'We need to design something that works for us': Jersey minister looks at funding options for health

  • ITV Channel reporter Alex Spiceley has been looking at the various options Jersey could take to fund its health services in the future

Jersey’s Health Minister believes the way the island's healthcare system is funded may have to change.

This could mean residents taking out private insurance or paying more charges as Deputy Tom Binet considers what needs to be done to meet rising demand amongst an ageing population, although he says any decision would first need public consultation.

Speaking exclusively to ITV News, he says: "We have to be careful not to be over radical but the current plan is to restructure the health service. Some work has already been done to look at other models.

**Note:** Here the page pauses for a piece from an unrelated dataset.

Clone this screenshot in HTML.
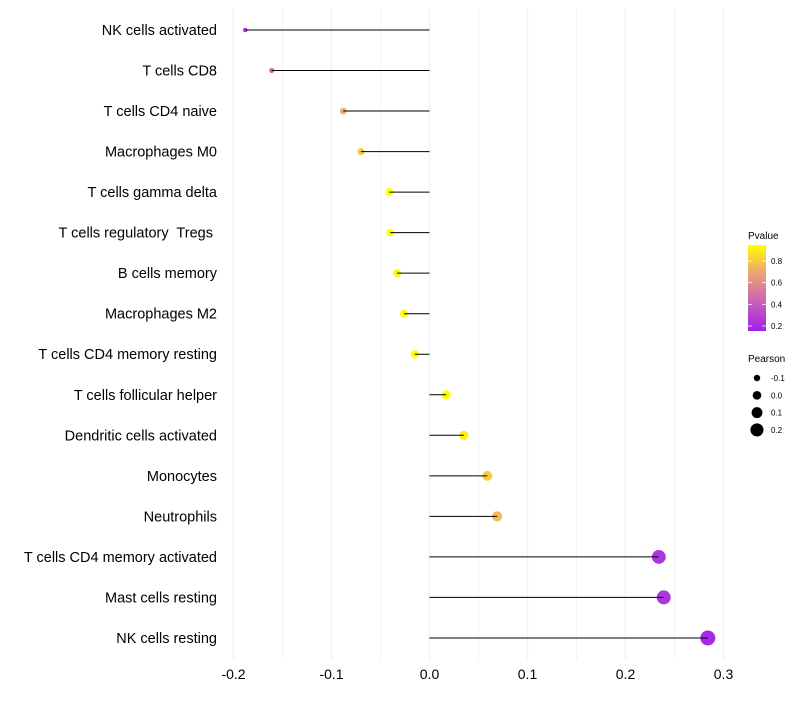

"We need to design something that works for us. The first thing we need to do is to be efficient.

"Once you have got efficiency in the system you can then layer on different things to help the process."

The minister is looking at the prospect of having someone in charge of the health service in its entirety.

He also wants to address spending which hit £303 million in 2023 and is expected to reach £329 million this year just to keep the current services running.

That figure is more than a quarter of the entire States' budget.

Deputy Binet adds: "Health is spending more money than we thought and we are probably going to require £24 million more this year than budgeted, and the same next year.

"We are never going to save money to the extent we can come back from that.

"Some of that budget does include work on bringing wait times down. The short term is to make sure we have the funding we need for 2025."

The minister says that the Government has looked at other healthcare funding models - a few global examples are listed below:

The Beveridge Model (National Health Service)

Funded by taxes, there are no out-of-pocket fees for patients or any cost-sharing. Everyone who is a tax-paying citizen is guaranteed the same access to care and nobody will ever receive a medical bill.

One criticism of the Beveridge Model is its potential risk of people overusing services.

Without restrictions, free access potentially allows patients to demand healthcare that is unnecessary or wasteful. The result would be rising costs and higher taxes.

The NHS is used by the United Kingdom, Spain, New Zealand, Cuba, Hong Kong and the Veterans Health Administration in the United States of America.

The Bismarck Model (Public Health Insurance)

Employers and workers are responsible for paying for their health insurance system through payroll deductions that create 'sickness funds'.

They cover every employed person, regardless of pre-existing conditions, and are not profit-based.

Providers and hospitals are generally private, although insurers are public.

In some countries such as France, there is a single insurer.

Care is subsidised for those who are unemployed and receive pensions.

The primary criticism of the Bismarck Model is how to provide care for those who are unable to work or can't afford contributions, including ageing populations and the imbalance between retirees and employees.

The National Health Insurance Model

This option blends different aspects of both the Beveridge Model and the Bismarck Model together.

First, like the Beveridge model, the Government acts as the single-payer for medical procedures. However, like the Bismarck model, providers are private.

The National Health Insurance Model is driven by private providers but the payments come from a government-run insurance program that every citizen pays into.

Essentially, it is universal insurance that does not make a profit or deny claims.

Since there is no need for marketing, no financial motive to deny claims, and no concern for profit, it is cheaper and simpler to navigate.

This balance between private and public gives hospitals and providers more freedom without the frustrating complexity of insurance plans and policies.

The primary criticism of the National Health Insurance Model is the potential for long waiting lists and delays in treatment, which are considered a serious health policy issue.

This system is used in Canada and Taiwan and is similar to Medicare in America.

The Out-of-Pocket Model

Patients must pay for the procedures and services they need and rely on savings or private health insurance.

This is used by rural areas in India, China, Africa, South America, and uninsured or underinsured populations in America.